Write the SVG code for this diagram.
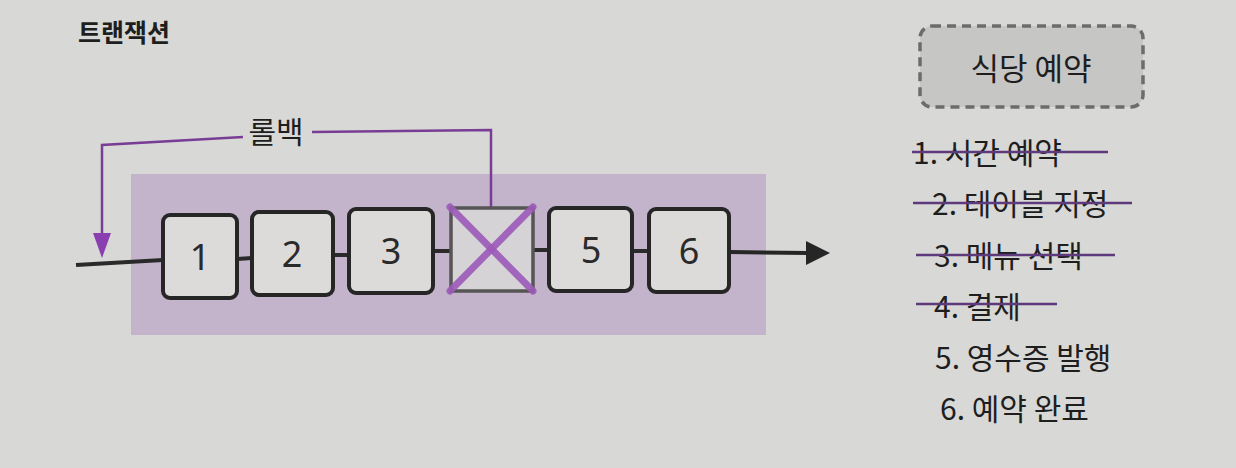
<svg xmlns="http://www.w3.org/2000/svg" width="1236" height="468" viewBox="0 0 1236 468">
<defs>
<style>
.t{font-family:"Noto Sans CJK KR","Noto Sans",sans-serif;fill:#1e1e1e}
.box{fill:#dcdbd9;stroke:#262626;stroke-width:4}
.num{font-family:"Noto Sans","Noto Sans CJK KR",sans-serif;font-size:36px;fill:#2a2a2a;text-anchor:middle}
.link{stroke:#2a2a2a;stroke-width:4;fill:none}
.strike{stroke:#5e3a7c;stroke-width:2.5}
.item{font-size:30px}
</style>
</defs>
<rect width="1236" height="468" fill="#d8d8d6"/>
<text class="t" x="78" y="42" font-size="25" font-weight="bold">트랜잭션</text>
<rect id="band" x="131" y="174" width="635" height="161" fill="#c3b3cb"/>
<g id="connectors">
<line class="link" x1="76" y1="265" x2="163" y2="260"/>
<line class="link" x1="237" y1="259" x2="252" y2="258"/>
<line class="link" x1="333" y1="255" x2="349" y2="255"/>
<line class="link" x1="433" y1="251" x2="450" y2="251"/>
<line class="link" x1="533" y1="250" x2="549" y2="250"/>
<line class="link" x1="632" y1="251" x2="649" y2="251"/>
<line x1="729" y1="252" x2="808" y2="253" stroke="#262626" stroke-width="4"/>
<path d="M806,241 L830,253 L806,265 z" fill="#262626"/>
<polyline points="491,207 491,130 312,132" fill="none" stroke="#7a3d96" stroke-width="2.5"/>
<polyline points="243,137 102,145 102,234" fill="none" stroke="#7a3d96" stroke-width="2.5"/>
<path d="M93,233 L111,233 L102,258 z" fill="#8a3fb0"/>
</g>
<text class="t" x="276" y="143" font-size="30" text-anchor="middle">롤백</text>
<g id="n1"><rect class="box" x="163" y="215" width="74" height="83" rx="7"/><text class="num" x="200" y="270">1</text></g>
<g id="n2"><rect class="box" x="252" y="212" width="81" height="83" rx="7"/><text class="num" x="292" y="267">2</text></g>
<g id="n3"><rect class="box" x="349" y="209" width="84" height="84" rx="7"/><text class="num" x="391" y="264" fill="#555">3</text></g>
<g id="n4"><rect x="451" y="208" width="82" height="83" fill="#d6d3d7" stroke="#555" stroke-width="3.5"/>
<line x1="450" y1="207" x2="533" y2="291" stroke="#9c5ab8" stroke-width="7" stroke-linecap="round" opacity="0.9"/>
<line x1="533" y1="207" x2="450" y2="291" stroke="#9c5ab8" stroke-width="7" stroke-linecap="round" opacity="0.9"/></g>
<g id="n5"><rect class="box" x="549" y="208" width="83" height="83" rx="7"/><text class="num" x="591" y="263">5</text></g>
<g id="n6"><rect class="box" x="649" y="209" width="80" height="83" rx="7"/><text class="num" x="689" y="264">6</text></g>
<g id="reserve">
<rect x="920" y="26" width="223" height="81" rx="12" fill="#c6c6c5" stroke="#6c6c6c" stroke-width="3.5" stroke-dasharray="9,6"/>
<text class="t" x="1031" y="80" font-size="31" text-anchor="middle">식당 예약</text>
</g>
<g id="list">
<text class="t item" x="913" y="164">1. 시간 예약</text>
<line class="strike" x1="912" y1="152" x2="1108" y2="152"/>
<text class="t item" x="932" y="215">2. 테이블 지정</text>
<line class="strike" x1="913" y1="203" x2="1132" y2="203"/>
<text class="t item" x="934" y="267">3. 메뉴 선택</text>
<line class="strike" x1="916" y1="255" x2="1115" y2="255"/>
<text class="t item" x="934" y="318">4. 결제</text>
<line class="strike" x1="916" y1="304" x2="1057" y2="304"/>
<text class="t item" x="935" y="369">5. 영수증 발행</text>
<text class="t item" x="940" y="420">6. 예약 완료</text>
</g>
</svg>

Task details: All the lines above are to be reproduced exactly, except the pictures.

Answer to this problem:
Write the SVG code for this diagram.
<svg xmlns="http://www.w3.org/2000/svg" width="1236" height="468" viewBox="0 0 1236 468">
<defs>
<style>
.t{font-family:"Noto Sans CJK KR","Noto Sans",sans-serif;fill:#1e1e1e}
.box{fill:#dcdbd9;stroke:#262626;stroke-width:4}
.num{font-family:"Noto Sans","Noto Sans CJK KR",sans-serif;font-size:36px;fill:#2a2a2a;text-anchor:middle}
.link{stroke:#2a2a2a;stroke-width:4;fill:none}
.strike{stroke:#5e3a7c;stroke-width:2.5}
.item{font-size:30px}
</style>
</defs>
<rect width="1236" height="468" fill="#d8d8d6"/>
<text class="t" x="78" y="42" font-size="25" font-weight="bold">트랜잭션</text>
<rect id="band" x="131" y="174" width="635" height="161" fill="#c3b3cb"/>
<g id="connectors">
<line class="link" x1="76" y1="265" x2="163" y2="260"/>
<line class="link" x1="237" y1="259" x2="252" y2="258"/>
<line class="link" x1="333" y1="255" x2="349" y2="255"/>
<line class="link" x1="433" y1="251" x2="450" y2="251"/>
<line class="link" x1="533" y1="250" x2="549" y2="250"/>
<line class="link" x1="632" y1="251" x2="649" y2="251"/>
<line x1="729" y1="252" x2="808" y2="253" stroke="#262626" stroke-width="4"/>
<path d="M806,241 L830,253 L806,265 z" fill="#262626"/>
<polyline points="491,207 491,130 312,132" fill="none" stroke="#7a3d96" stroke-width="2.5"/>
<polyline points="243,137 102,145 102,234" fill="none" stroke="#7a3d96" stroke-width="2.5"/>
<path d="M93,233 L111,233 L102,258 z" fill="#8a3fb0"/>
</g>
<text class="t" x="276" y="143" font-size="30" text-anchor="middle">롤백</text>
<g id="n1"><rect class="box" x="163" y="215" width="74" height="83" rx="7"/><text class="num" x="200" y="270">1</text></g>
<g id="n2"><rect class="box" x="252" y="212" width="81" height="83" rx="7"/><text class="num" x="292" y="267">2</text></g>
<g id="n3"><rect class="box" x="349" y="209" width="84" height="84" rx="7"/><text class="num" x="391" y="264" fill="#555">3</text></g>
<g id="n4"><rect x="451" y="208" width="82" height="83" fill="#d6d3d7" stroke="#555" stroke-width="3.5"/>
<line x1="450" y1="207" x2="533" y2="291" stroke="#9c5ab8" stroke-width="7" stroke-linecap="round" opacity="0.9"/>
<line x1="533" y1="207" x2="450" y2="291" stroke="#9c5ab8" stroke-width="7" stroke-linecap="round" opacity="0.9"/></g>
<g id="n5"><rect class="box" x="549" y="208" width="83" height="83" rx="7"/><text class="num" x="591" y="263">5</text></g>
<g id="n6"><rect class="box" x="649" y="209" width="80" height="83" rx="7"/><text class="num" x="689" y="264">6</text></g>
<g id="reserve">
<rect x="920" y="26" width="223" height="81" rx="12" fill="#c6c6c5" stroke="#6c6c6c" stroke-width="3.5" stroke-dasharray="9,6"/>
<text class="t" x="1031" y="80" font-size="31" text-anchor="middle">식당 예약</text>
</g>
<g id="list">
<text class="t item" x="913" y="164">1. 시간 예약</text>
<line class="strike" x1="912" y1="152" x2="1108" y2="152"/>
<text class="t item" x="932" y="215">2. 테이블 지정</text>
<line class="strike" x1="913" y1="203" x2="1132" y2="203"/>
<text class="t item" x="934" y="267">3. 메뉴 선택</text>
<line class="strike" x1="916" y1="255" x2="1115" y2="255"/>
<text class="t item" x="934" y="318">4. 결제</text>
<line class="strike" x1="916" y1="304" x2="1057" y2="304"/>
<text class="t item" x="935" y="369">5. 영수증 발행</text>
<text class="t item" x="940" y="420">6. 예약 완료</text>
</g>
</svg>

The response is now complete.